# Exercise description
Print, word for word, every line from the beginning of the listing up to and including the line with "ax = fig.add_axes([0.2117, 0.2078, 0.971". Pictures are to be excluded.

# Supplied material
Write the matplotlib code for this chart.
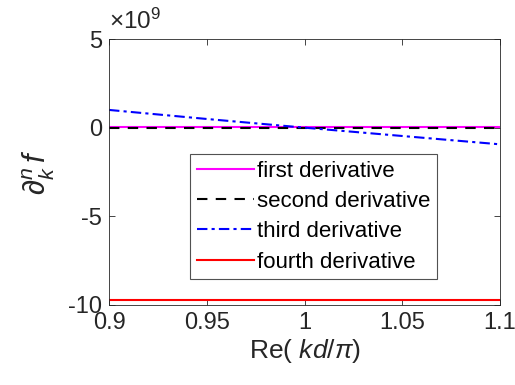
import matplotlib
matplotlib.use("Agg")
import matplotlib.pyplot as plt

plt.rcParams['font.family'] = ['Liberation Sans', 'DejaVu Sans']
plt.rcParams['mathtext.fontset'] = 'custom'
plt.rcParams['mathtext.rm'] = 'Liberation Sans'
plt.rcParams['mathtext.it'] = 'Liberation Sans:italic'
plt.rcParams['mathtext.cal'] = 'Liberation Sans:italic'
plt.rcParams['axes.unicode_minus'] = False

x = [0.9, 0.95, 1.0, 1.05, 1.1]
first = [0.01e9, 0.01e9, 0.01e9, 0.01e9, 0.01e9]
second = [-0.04e9, -0.04e9, -0.04e9, -0.04e9, -0.04e9]
third = [1.0e9, 0.49e9, 0.0, -0.47e9, -0.94e9]
fourth = [-9.72e9, -9.72e9, -9.72e9, -9.72e9, -9.72e9]
labels = ['first derivative', 'second derivative', 'third derivative', 'fourth derivative']
xticks = [0.9, 0.95, 1.0, 1.05, 1.1]
xticklabels = ['0.9', '0.95', '1', '1.05', '1.1']
yticks = [-10e9, -5e9, 0, 5e9]
yticklabels = ['-10', '-5', '0', '5']

tc = '#262626'
fig = plt.figure(figsize=(5.15, 3.85), dpi=100)
ax = fig.add_axes([0.2117, 0.2078, 0.971 - 0.2117, 0.8987 - 0.2078])

ax.plot(x, first, color='#ff00ff', lw=1.5, label=labels[0])
ax.plot(x, second, color='black', lw=1.5, linestyle=(0, (5, 4)), label=labels[1])
ax.plot(x, third, color='blue', lw=1.5, linestyle=(0, (5, 2, 1.5, 2)), label=labels[2])
ax.plot(x, fourth, color='red', lw=1.5, label=labels[3])

ax.set_xlim(0.9, 1.1)
ax.set_ylim(-10e9, 5e9)
ax.set_xticks(xticks)
ax.set_xticklabels(xticklabels)
ax.set_yticks(yticks)
ax.set_yticklabels(yticklabels)

ax.tick_params(direction='in', length=4, width=0.6, colors=tc, labelsize=17,
               top=True, right=True, pad=5)
for s in ax.spines.values():
    s.set_color(tc)
    s.set_linewidth(0.6)

ax.text(0.0, 1.02, r'$\times 10^{9}$', transform=ax.transAxes, fontsize=17.5,
        color=tc, ha='left', va='bottom')

ax.set_xlabel(r'Re( $kd/\pi$)', fontsize=19, color=tc, labelpad=2)
ax.set_ylabel(r'$\partial_k^n\, f$', fontsize=22, color=tc, labelpad=8)

leg = ax.legend(loc='upper left', bbox_to_anchor=(0.207, 0.568), borderaxespad=0,
                fontsize=16, frameon=True, fancybox=False, handlelength=2.6,
                handletextpad=0.1, borderpad=0.3, labelspacing=0.42,
                handleheight=0.7)
leg.get_frame().set_edgecolor(tc)
leg.get_frame().set_linewidth(0.8)

fig.savefig('out.png', dpi=100)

# Task answer
Write the matplotlib code for this chart.
import matplotlib
matplotlib.use("Agg")
import matplotlib.pyplot as plt

plt.rcParams['font.family'] = ['Liberation Sans', 'DejaVu Sans']
plt.rcParams['mathtext.fontset'] = 'custom'
plt.rcParams['mathtext.rm'] = 'Liberation Sans'
plt.rcParams['mathtext.it'] = 'Liberation Sans:italic'
plt.rcParams['mathtext.cal'] = 'Liberation Sans:italic'
plt.rcParams['axes.unicode_minus'] = False

x = [0.9, 0.95, 1.0, 1.05, 1.1]
first = [0.01e9, 0.01e9, 0.01e9, 0.01e9, 0.01e9]
second = [-0.04e9, -0.04e9, -0.04e9, -0.04e9, -0.04e9]
third = [1.0e9, 0.49e9, 0.0, -0.47e9, -0.94e9]
fourth = [-9.72e9, -9.72e9, -9.72e9, -9.72e9, -9.72e9]
labels = ['first derivative', 'second derivative', 'third derivative', 'fourth derivative']
xticks = [0.9, 0.95, 1.0, 1.05, 1.1]
xticklabels = ['0.9', '0.95', '1', '1.05', '1.1']
yticks = [-10e9, -5e9, 0, 5e9]
yticklabels = ['-10', '-5', '0', '5']

tc = '#262626'
fig = plt.figure(figsize=(5.15, 3.85), dpi=100)
ax = fig.add_axes([0.2117, 0.2078, 0.971 - 0.2117, 0.8987 - 0.2078])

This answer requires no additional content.